(Records with drawing code)
::::::::

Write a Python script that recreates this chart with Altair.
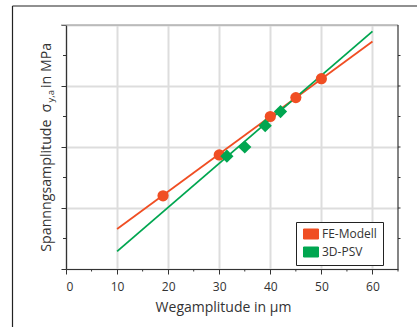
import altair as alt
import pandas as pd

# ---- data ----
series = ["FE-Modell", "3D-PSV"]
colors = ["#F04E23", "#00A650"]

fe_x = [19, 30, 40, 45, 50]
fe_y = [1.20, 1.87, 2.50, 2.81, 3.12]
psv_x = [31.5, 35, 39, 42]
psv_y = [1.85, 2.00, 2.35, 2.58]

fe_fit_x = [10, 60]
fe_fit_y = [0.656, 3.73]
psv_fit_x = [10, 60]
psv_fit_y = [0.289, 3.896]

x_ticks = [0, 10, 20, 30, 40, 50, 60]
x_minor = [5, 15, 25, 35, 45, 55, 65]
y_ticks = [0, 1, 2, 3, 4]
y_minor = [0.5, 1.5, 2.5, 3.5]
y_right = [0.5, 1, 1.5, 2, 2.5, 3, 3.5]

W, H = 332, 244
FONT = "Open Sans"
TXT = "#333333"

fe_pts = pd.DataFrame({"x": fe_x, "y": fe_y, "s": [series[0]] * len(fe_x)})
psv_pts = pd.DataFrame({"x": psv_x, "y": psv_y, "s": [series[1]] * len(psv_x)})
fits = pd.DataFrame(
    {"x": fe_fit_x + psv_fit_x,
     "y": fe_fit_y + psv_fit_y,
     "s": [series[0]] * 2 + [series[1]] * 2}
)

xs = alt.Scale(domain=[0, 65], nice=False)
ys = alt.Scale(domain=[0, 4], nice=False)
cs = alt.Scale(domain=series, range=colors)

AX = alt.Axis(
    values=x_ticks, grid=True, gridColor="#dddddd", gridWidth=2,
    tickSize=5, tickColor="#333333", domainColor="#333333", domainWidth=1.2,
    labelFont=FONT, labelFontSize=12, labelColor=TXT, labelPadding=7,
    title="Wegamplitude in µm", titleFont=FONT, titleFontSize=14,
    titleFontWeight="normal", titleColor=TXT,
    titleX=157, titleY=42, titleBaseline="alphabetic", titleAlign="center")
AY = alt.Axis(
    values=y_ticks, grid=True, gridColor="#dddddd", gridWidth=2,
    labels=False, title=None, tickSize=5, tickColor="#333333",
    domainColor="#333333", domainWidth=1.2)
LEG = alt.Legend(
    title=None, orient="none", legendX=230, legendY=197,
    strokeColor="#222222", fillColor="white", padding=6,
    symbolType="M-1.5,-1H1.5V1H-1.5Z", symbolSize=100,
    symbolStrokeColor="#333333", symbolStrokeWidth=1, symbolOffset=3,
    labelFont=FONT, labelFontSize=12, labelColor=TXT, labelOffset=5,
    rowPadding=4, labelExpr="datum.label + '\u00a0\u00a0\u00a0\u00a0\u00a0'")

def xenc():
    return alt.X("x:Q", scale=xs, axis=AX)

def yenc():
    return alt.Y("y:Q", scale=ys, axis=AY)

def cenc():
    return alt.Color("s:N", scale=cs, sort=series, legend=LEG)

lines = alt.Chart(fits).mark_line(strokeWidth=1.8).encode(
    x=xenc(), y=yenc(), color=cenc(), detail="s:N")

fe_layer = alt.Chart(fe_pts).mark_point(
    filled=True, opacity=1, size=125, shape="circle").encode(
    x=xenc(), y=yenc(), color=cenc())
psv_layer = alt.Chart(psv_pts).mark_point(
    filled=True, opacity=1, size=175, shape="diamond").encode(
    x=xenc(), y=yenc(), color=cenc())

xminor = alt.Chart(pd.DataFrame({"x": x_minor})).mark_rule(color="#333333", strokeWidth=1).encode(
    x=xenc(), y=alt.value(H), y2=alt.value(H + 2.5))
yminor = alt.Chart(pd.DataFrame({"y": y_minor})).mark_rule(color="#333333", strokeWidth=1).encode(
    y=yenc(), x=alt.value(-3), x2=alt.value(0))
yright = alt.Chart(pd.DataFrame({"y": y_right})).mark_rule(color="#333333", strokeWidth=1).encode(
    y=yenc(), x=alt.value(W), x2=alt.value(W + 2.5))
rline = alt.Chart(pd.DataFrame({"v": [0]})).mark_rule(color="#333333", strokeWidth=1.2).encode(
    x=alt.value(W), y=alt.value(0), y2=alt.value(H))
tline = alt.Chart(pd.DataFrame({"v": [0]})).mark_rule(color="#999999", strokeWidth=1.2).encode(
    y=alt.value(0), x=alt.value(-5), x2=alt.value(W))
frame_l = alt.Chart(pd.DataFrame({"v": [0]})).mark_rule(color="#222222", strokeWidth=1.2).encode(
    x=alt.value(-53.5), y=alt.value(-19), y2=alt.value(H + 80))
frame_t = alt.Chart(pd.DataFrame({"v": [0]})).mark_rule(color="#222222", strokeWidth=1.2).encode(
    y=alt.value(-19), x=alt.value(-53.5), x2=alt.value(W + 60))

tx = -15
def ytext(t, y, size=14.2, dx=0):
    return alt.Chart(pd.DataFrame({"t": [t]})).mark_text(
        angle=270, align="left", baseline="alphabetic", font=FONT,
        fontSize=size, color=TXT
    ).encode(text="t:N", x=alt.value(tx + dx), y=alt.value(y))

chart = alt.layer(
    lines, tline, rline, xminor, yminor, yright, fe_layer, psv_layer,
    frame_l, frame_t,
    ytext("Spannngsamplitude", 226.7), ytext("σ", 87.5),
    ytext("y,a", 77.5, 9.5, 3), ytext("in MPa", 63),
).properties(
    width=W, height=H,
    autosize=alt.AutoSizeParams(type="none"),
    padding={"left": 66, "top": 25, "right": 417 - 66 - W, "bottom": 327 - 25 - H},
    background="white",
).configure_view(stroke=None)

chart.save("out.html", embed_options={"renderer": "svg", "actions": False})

::::::::

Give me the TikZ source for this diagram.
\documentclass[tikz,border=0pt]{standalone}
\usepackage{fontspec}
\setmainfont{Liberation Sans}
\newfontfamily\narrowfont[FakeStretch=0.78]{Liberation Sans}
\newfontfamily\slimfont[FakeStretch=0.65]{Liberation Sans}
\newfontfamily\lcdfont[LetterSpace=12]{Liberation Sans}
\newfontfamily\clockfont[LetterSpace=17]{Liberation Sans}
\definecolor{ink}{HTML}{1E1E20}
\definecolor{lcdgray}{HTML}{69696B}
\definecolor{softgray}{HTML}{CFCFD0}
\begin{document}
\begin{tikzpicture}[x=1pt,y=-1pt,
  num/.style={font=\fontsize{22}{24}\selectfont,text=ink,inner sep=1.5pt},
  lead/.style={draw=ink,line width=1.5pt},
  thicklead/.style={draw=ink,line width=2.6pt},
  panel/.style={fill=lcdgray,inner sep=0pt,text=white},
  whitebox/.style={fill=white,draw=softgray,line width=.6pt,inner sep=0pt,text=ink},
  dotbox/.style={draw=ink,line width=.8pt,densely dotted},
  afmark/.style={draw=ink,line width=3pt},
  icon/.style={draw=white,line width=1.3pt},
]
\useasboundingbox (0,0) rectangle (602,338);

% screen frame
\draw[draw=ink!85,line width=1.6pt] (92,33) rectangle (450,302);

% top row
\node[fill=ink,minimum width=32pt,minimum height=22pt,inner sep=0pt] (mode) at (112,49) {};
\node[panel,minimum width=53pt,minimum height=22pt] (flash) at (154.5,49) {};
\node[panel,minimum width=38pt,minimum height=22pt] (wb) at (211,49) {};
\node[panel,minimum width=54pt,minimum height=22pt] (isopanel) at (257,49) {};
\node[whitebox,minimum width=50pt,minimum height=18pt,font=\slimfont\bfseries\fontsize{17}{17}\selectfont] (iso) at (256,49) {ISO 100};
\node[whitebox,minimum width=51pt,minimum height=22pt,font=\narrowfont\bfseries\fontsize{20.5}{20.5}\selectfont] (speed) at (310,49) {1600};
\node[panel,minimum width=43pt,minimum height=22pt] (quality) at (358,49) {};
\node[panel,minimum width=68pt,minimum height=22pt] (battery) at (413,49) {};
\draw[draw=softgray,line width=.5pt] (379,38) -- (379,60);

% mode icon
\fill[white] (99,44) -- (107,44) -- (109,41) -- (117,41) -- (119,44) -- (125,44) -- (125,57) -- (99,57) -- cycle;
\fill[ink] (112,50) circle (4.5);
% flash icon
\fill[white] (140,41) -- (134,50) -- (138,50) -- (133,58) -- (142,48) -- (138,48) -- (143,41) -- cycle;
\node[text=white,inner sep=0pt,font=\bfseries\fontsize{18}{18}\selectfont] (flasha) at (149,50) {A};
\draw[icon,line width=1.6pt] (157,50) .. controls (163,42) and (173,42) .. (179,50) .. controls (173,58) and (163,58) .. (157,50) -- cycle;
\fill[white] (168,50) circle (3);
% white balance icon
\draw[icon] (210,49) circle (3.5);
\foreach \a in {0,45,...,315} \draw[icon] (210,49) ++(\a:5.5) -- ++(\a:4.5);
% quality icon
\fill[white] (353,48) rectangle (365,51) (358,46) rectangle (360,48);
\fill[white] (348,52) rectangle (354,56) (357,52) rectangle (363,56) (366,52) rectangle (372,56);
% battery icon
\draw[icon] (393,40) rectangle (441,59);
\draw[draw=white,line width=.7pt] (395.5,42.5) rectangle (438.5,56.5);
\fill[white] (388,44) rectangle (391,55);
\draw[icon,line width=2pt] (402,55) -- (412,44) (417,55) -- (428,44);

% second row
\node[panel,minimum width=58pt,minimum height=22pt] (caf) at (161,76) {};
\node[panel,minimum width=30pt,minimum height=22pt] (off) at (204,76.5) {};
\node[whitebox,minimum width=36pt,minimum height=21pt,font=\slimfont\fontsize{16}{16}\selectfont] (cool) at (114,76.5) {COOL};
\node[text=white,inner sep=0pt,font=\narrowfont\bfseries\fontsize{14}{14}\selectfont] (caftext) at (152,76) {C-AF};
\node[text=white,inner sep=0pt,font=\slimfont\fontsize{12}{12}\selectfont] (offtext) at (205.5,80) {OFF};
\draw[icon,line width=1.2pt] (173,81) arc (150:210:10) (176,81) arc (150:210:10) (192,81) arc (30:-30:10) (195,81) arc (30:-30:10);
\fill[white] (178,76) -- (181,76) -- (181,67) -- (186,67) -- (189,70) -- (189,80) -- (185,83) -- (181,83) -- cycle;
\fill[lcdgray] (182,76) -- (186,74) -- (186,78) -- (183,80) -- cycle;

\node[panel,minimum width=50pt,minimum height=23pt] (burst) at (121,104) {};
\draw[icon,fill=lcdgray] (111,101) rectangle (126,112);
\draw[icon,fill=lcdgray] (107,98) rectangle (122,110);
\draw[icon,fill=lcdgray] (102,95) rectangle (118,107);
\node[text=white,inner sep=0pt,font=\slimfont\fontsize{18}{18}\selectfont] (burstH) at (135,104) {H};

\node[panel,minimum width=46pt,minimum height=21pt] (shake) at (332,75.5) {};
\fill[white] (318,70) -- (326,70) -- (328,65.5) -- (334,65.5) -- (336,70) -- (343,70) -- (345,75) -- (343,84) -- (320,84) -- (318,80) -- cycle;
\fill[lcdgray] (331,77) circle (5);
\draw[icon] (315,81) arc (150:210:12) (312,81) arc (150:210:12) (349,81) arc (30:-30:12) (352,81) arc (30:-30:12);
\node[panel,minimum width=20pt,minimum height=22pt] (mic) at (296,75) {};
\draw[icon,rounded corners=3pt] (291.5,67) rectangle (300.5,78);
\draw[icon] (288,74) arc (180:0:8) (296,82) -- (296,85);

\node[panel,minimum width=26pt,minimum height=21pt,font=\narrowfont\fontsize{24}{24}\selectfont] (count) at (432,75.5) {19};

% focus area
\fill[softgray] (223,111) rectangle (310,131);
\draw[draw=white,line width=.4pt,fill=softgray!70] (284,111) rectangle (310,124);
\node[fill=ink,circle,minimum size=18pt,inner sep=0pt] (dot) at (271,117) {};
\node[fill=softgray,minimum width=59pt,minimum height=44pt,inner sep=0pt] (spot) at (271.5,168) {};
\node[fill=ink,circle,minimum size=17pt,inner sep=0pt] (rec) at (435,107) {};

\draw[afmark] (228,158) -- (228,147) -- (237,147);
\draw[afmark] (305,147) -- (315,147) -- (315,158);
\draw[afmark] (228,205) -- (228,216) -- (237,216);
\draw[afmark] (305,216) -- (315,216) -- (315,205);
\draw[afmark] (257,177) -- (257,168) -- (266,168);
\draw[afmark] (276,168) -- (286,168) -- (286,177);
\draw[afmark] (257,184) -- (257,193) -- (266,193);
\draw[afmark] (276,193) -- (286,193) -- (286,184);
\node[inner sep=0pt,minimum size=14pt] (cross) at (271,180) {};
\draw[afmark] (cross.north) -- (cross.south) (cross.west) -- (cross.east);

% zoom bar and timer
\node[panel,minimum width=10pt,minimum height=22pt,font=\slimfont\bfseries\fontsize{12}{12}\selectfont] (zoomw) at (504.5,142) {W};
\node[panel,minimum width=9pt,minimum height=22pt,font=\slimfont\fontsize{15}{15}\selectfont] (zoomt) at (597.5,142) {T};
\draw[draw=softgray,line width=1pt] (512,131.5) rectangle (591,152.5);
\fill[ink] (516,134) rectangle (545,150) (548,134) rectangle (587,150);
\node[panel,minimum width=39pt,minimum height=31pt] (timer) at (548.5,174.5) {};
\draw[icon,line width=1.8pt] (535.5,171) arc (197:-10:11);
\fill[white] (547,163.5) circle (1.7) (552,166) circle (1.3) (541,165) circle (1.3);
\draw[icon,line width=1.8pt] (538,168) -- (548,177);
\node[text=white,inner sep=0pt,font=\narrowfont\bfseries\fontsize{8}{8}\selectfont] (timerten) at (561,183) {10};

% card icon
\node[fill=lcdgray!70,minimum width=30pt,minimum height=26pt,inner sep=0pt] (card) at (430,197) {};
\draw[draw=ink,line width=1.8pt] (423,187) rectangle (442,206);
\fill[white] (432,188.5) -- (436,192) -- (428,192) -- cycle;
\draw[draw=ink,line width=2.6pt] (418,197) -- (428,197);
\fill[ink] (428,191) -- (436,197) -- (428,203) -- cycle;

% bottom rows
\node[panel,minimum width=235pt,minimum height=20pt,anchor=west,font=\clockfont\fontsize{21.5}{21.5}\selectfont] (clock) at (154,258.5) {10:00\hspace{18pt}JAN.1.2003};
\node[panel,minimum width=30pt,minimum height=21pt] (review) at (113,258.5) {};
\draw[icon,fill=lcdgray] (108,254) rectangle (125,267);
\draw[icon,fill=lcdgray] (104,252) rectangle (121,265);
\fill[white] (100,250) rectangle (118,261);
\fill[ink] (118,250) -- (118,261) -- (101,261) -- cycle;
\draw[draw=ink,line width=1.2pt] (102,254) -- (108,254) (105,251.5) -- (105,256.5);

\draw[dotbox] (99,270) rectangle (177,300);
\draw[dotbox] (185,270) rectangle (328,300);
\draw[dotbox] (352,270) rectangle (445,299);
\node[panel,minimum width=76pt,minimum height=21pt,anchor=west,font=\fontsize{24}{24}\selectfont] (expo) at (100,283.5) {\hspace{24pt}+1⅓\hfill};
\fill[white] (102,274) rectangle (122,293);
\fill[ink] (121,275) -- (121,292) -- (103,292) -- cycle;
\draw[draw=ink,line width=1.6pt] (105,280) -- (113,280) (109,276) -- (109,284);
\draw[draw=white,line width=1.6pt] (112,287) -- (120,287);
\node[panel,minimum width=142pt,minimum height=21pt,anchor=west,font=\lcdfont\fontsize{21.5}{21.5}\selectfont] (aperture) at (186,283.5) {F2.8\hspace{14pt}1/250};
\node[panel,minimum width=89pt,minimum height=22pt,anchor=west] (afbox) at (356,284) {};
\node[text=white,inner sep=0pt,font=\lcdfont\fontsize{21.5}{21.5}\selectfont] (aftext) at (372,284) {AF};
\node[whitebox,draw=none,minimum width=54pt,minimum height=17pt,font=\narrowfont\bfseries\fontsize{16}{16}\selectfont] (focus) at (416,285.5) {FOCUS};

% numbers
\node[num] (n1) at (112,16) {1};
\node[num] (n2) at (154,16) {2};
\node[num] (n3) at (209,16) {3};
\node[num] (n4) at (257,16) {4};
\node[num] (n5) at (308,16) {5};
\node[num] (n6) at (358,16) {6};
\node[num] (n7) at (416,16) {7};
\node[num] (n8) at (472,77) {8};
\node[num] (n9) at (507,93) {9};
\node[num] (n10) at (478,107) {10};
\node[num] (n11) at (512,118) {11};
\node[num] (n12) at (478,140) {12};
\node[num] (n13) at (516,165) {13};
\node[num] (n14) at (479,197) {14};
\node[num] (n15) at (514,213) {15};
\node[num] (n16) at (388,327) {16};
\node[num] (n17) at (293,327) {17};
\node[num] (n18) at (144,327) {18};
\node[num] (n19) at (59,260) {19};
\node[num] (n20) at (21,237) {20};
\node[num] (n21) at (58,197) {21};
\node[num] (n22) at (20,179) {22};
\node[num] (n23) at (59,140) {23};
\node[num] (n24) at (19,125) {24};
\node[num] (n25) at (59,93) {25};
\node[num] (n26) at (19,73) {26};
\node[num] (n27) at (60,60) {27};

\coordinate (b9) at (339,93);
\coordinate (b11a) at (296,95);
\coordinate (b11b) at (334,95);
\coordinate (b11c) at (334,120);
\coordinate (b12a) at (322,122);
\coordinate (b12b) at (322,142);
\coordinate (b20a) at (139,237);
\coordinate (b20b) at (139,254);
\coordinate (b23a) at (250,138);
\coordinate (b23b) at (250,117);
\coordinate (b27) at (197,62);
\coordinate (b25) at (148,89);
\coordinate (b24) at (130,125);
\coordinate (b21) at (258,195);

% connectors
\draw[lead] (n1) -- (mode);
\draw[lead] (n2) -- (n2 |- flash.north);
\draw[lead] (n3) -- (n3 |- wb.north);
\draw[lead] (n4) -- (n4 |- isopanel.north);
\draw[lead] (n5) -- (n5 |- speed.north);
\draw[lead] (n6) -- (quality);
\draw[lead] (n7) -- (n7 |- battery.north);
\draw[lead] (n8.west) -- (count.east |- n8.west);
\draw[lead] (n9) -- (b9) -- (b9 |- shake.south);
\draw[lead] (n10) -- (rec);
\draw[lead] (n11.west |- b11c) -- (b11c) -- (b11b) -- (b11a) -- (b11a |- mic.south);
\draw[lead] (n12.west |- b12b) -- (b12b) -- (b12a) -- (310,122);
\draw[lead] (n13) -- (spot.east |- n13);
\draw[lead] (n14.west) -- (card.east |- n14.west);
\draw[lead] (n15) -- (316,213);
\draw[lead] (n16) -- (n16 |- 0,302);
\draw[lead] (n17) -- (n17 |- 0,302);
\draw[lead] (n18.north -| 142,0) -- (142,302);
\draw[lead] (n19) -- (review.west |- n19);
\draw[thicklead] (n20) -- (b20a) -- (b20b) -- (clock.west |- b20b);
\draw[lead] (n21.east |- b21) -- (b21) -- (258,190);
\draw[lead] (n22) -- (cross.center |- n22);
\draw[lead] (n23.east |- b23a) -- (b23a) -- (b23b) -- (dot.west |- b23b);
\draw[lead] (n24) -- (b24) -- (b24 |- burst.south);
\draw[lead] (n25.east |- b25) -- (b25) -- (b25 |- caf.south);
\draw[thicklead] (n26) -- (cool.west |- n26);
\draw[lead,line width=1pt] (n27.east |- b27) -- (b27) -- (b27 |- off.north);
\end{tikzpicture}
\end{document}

::::::::

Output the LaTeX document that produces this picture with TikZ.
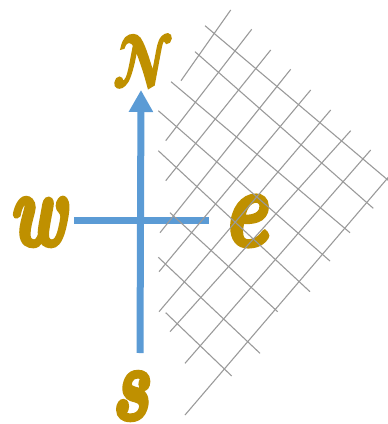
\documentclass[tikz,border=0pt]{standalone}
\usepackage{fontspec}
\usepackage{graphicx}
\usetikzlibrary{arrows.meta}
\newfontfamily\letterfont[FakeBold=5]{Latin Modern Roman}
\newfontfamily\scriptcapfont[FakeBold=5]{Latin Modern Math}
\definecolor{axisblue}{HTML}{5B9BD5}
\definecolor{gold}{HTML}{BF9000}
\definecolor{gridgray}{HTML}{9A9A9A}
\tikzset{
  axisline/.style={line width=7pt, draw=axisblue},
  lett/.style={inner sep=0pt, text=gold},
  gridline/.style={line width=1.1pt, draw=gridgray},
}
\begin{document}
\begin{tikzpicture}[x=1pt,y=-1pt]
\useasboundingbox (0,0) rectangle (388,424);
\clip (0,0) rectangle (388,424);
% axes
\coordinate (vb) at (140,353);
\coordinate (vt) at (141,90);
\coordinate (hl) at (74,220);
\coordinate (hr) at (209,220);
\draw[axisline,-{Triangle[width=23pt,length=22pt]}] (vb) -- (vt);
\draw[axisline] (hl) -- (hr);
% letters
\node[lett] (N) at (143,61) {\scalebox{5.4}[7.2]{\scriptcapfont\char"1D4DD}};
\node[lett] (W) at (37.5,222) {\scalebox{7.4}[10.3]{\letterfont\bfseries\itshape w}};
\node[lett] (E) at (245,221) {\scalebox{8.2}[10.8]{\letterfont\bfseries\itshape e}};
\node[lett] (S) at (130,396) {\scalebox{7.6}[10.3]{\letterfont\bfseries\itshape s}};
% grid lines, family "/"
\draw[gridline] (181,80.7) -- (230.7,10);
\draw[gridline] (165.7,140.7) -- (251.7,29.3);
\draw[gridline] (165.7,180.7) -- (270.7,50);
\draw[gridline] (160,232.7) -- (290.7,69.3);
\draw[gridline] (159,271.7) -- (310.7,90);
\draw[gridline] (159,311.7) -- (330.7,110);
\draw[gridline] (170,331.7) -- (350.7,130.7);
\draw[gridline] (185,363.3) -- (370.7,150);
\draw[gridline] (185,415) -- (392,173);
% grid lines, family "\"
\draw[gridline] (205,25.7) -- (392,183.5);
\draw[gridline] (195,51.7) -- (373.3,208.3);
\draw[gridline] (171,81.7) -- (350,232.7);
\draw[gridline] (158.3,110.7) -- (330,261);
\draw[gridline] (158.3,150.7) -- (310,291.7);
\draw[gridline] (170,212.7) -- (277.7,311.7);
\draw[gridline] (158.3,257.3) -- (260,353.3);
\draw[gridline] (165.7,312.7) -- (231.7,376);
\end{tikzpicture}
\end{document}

::::::::

▶ [Problem statement]: Copy only the lines above from the one containing "Write a Python" through the one containing "scale=cs, sort=series, legend=LEG)", both included. Leave out the pictures.

▶ [Result]:
Write a Python script that recreates this chart with Altair.
import altair as alt
import pandas as pd

# ---- data ----
series = ["FE-Modell", "3D-PSV"]
colors = ["#F04E23", "#00A650"]

fe_x = [19, 30, 40, 45, 50]
fe_y = [1.20, 1.87, 2.50, 2.81, 3.12]
psv_x = [31.5, 35, 39, 42]
psv_y = [1.85, 2.00, 2.35, 2.58]

fe_fit_x = [10, 60]
fe_fit_y = [0.656, 3.73]
psv_fit_x = [10, 60]
psv_fit_y = [0.289, 3.896]

x_ticks = [0, 10, 20, 30, 40, 50, 60]
x_minor = [5, 15, 25, 35, 45, 55, 65]
y_ticks = [0, 1, 2, 3, 4]
y_minor = [0.5, 1.5, 2.5, 3.5]
y_right = [0.5, 1, 1.5, 2, 2.5, 3, 3.5]

W, H = 332, 244
FONT = "Open Sans"
TXT = "#333333"

fe_pts = pd.DataFrame({"x": fe_x, "y": fe_y, "s": [series[0]] * len(fe_x)})
psv_pts = pd.DataFrame({"x": psv_x, "y": psv_y, "s": [series[1]] * len(psv_x)})
fits = pd.DataFrame(
    {"x": fe_fit_x + psv_fit_x,
     "y": fe_fit_y + psv_fit_y,
     "s": [series[0]] * 2 + [series[1]] * 2}
)

xs = alt.Scale(domain=[0, 65], nice=False)
ys = alt.Scale(domain=[0, 4], nice=False)
cs = alt.Scale(domain=series, range=colors)

AX = alt.Axis(
    values=x_ticks, grid=True, gridColor="#dddddd", gridWidth=2,
    tickSize=5, tickColor="#333333", domainColor="#333333", domainWidth=1.2,
    labelFont=FONT, labelFontSize=12, labelColor=TXT, labelPadding=7,
    title="Wegamplitude in µm", titleFont=FONT, titleFontSize=14,
    titleFontWeight="normal", titleColor=TXT,
    titleX=157, titleY=42, titleBaseline="alphabetic", titleAlign="center")
AY = alt.Axis(
    values=y_ticks, grid=True, gridColor="#dddddd", gridWidth=2,
    labels=False, title=None, tickSize=5, tickColor="#333333",
    domainColor="#333333", domainWidth=1.2)
LEG = alt.Legend(
    title=None, orient="none", legendX=230, legendY=197,
    strokeColor="#222222", fillColor="white", padding=6,
    symbolType="M-1.5,-1H1.5V1H-1.5Z", symbolSize=100,
    symbolStrokeColor="#333333", symbolStrokeWidth=1, symbolOffset=3,
    labelFont=FONT, labelFontSize=12, labelColor=TXT, labelOffset=5,
    rowPadding=4, labelExpr="datum.label + '\u00a0\u00a0\u00a0\u00a0\u00a0'")

def xenc():
    return alt.X("x:Q", scale=xs, axis=AX)

def yenc():
    return alt.Y("y:Q", scale=ys, axis=AY)

def cenc():
    return alt.Color("s:N", scale=cs, sort=series, legend=LEG)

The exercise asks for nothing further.